Source code of charts>
---*---

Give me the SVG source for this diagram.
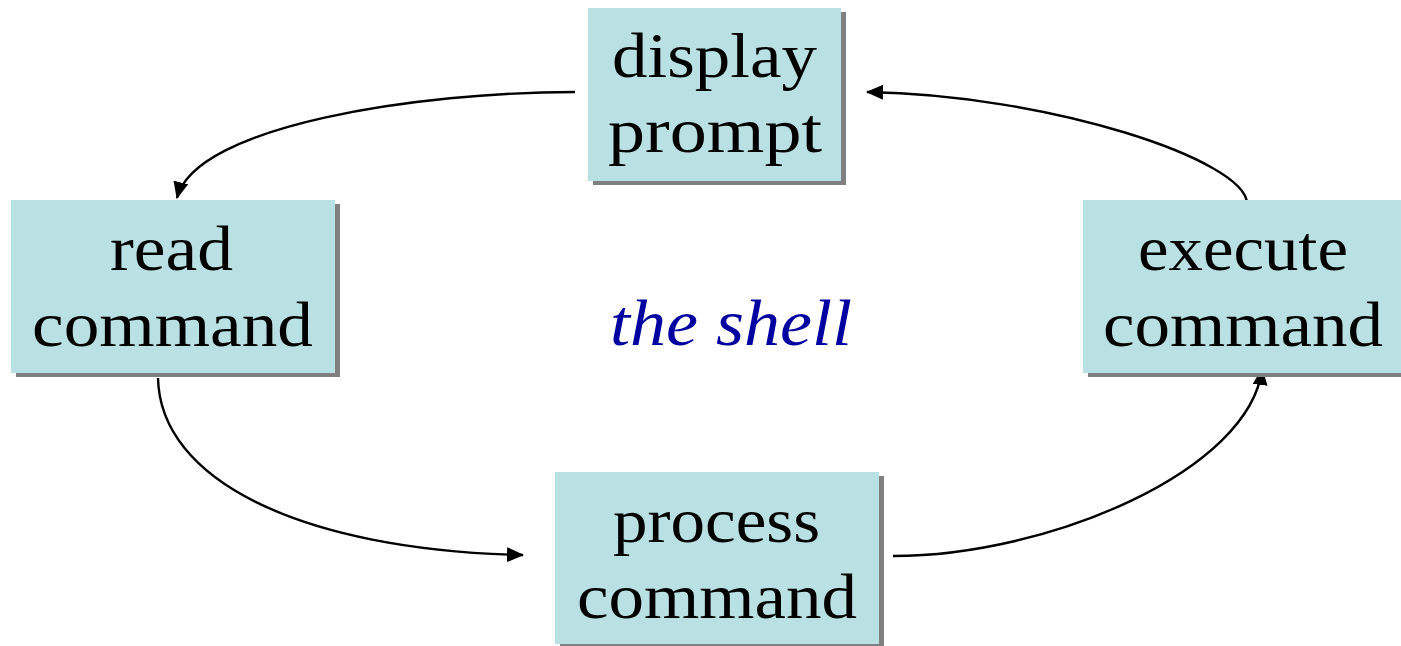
<svg xmlns="http://www.w3.org/2000/svg" width="1401" height="646" viewBox="0 0 1401 646">
<style>
.box{fill:#B9E0E3;}
.shadow{fill:#808080;}
.lbl{font-family:"Liberation Serif","Times New Roman",serif;font-size:64px;fill:#000;}
.title{font-family:"Liberation Serif","Times New Roman",serif;font-size:66px;font-style:italic;fill:#0000A0;}
.conn{fill:none;stroke:#000;stroke-width:2.4;}
</style>
<defs>
<marker id="ah" markerUnits="userSpaceOnUse" markerWidth="18" markerHeight="16" refX="16" refY="7.5" orient="auto">
<path d="M0,0 L17,7.5 L0,15 z" fill="#000"/>
</marker>
</defs>
<rect width="1401" height="646" fill="#fff"/>
<g id="connectors">
<path class="conn" d="M575,92 C420,92 195,125 177,198" marker-end="url(#ah)"/>
<path class="conn" d="M158,378 C160,480 300,550 523,555" marker-end="url(#ah)"/>
<path class="conn" d="M893,556 C1050,556 1250,470 1262,369" marker-end="url(#ah)"/>
<path class="conn" d="M1247,203 C1245,160 1050,95 867,92" marker-end="url(#ah)"/>
</g>
<g id="display-prompt">
<rect class="shadow" x="593" y="12" width="253" height="173"/>
<rect class="box" x="588" y="8" width="253" height="173"/>
<text class="lbl" x="612" y="77" textLength="205" lengthAdjust="spacingAndGlyphs">display</text>
<text class="lbl" x="608" y="152" textLength="214" lengthAdjust="spacingAndGlyphs">prompt</text>
</g>
<g id="read-command">
<rect class="shadow" x="16" y="204" width="324" height="173"/>
<rect class="box" x="11" y="200" width="324" height="173"/>
<text class="lbl" x="110" y="270" textLength="123" lengthAdjust="spacingAndGlyphs">read</text>
<text class="lbl" x="32" y="346" textLength="281" lengthAdjust="spacingAndGlyphs">command</text>
</g>
<g id="execute-command">
<rect class="shadow" x="1088" y="204" width="324" height="173"/>
<rect class="box" x="1083" y="200" width="324" height="173"/>
<text class="lbl" x="1138" y="270" textLength="210" lengthAdjust="spacingAndGlyphs">execute</text>
<text class="lbl" x="1103" y="346" textLength="280" lengthAdjust="spacingAndGlyphs">command</text>
</g>
<g id="process-command">
<rect class="shadow" x="560" y="476" width="324" height="172"/>
<rect class="box" x="555" y="472" width="324" height="172"/>
<text class="lbl" x="613" y="542" textLength="207" lengthAdjust="spacingAndGlyphs">process</text>
<text class="lbl" x="577" y="618" textLength="280" lengthAdjust="spacingAndGlyphs">command</text>
</g>
<g id="the-shell">
<text class="title" x="610" y="345" textLength="242" lengthAdjust="spacingAndGlyphs">the shell</text>
</g>
</svg>
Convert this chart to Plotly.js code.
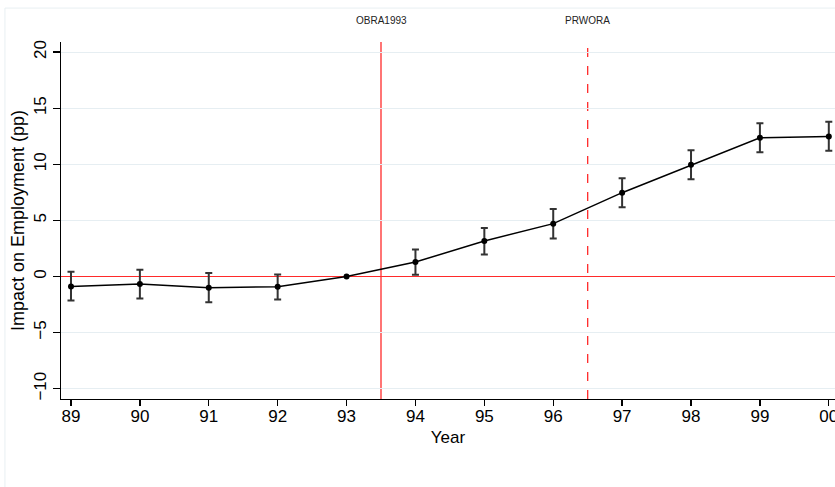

---*---

Exercise prompt> Print all of the entries word for word. Omit the pictures they contain.

Answer to the problem>
Give me the SVG source for this diagram.
<svg xmlns="http://www.w3.org/2000/svg" width="1401" height="646" viewBox="0 0 1401 646">
<style>
.box{fill:#B9E0E3;}
.shadow{fill:#808080;}
.lbl{font-family:"Liberation Serif","Times New Roman",serif;font-size:64px;fill:#000;}
.title{font-family:"Liberation Serif","Times New Roman",serif;font-size:66px;font-style:italic;fill:#0000A0;}
.conn{fill:none;stroke:#000;stroke-width:2.4;}
</style>
<defs>
<marker id="ah" markerUnits="userSpaceOnUse" markerWidth="18" markerHeight="16" refX="16" refY="7.5" orient="auto">
<path d="M0,0 L17,7.5 L0,15 z" fill="#000"/>
</marker>
</defs>
<rect width="1401" height="646" fill="#fff"/>
<g id="connectors">
<path class="conn" d="M575,92 C420,92 195,125 177,198" marker-end="url(#ah)"/>
<path class="conn" d="M158,378 C160,480 300,550 523,555" marker-end="url(#ah)"/>
<path class="conn" d="M893,556 C1050,556 1250,470 1262,369" marker-end="url(#ah)"/>
<path class="conn" d="M1247,203 C1245,160 1050,95 867,92" marker-end="url(#ah)"/>
</g>
<g id="display-prompt">
<rect class="shadow" x="593" y="12" width="253" height="173"/>
<rect class="box" x="588" y="8" width="253" height="173"/>
<text class="lbl" x="612" y="77" textLength="205" lengthAdjust="spacingAndGlyphs">display</text>
<text class="lbl" x="608" y="152" textLength="214" lengthAdjust="spacingAndGlyphs">prompt</text>
</g>
<g id="read-command">
<rect class="shadow" x="16" y="204" width="324" height="173"/>
<rect class="box" x="11" y="200" width="324" height="173"/>
<text class="lbl" x="110" y="270" textLength="123" lengthAdjust="spacingAndGlyphs">read</text>
<text class="lbl" x="32" y="346" textLength="281" lengthAdjust="spacingAndGlyphs">command</text>
</g>
<g id="execute-command">
<rect class="shadow" x="1088" y="204" width="324" height="173"/>
<rect class="box" x="1083" y="200" width="324" height="173"/>
<text class="lbl" x="1138" y="270" textLength="210" lengthAdjust="spacingAndGlyphs">execute</text>
<text class="lbl" x="1103" y="346" textLength="280" lengthAdjust="spacingAndGlyphs">command</text>
</g>
<g id="process-command">
<rect class="shadow" x="560" y="476" width="324" height="172"/>
<rect class="box" x="555" y="472" width="324" height="172"/>
<text class="lbl" x="613" y="542" textLength="207" lengthAdjust="spacingAndGlyphs">process</text>
<text class="lbl" x="577" y="618" textLength="280" lengthAdjust="spacingAndGlyphs">command</text>
</g>
<g id="the-shell">
<text class="title" x="610" y="345" textLength="242" lengthAdjust="spacingAndGlyphs">the shell</text>
</g>
</svg>
Convert this chart to Plotly.js code.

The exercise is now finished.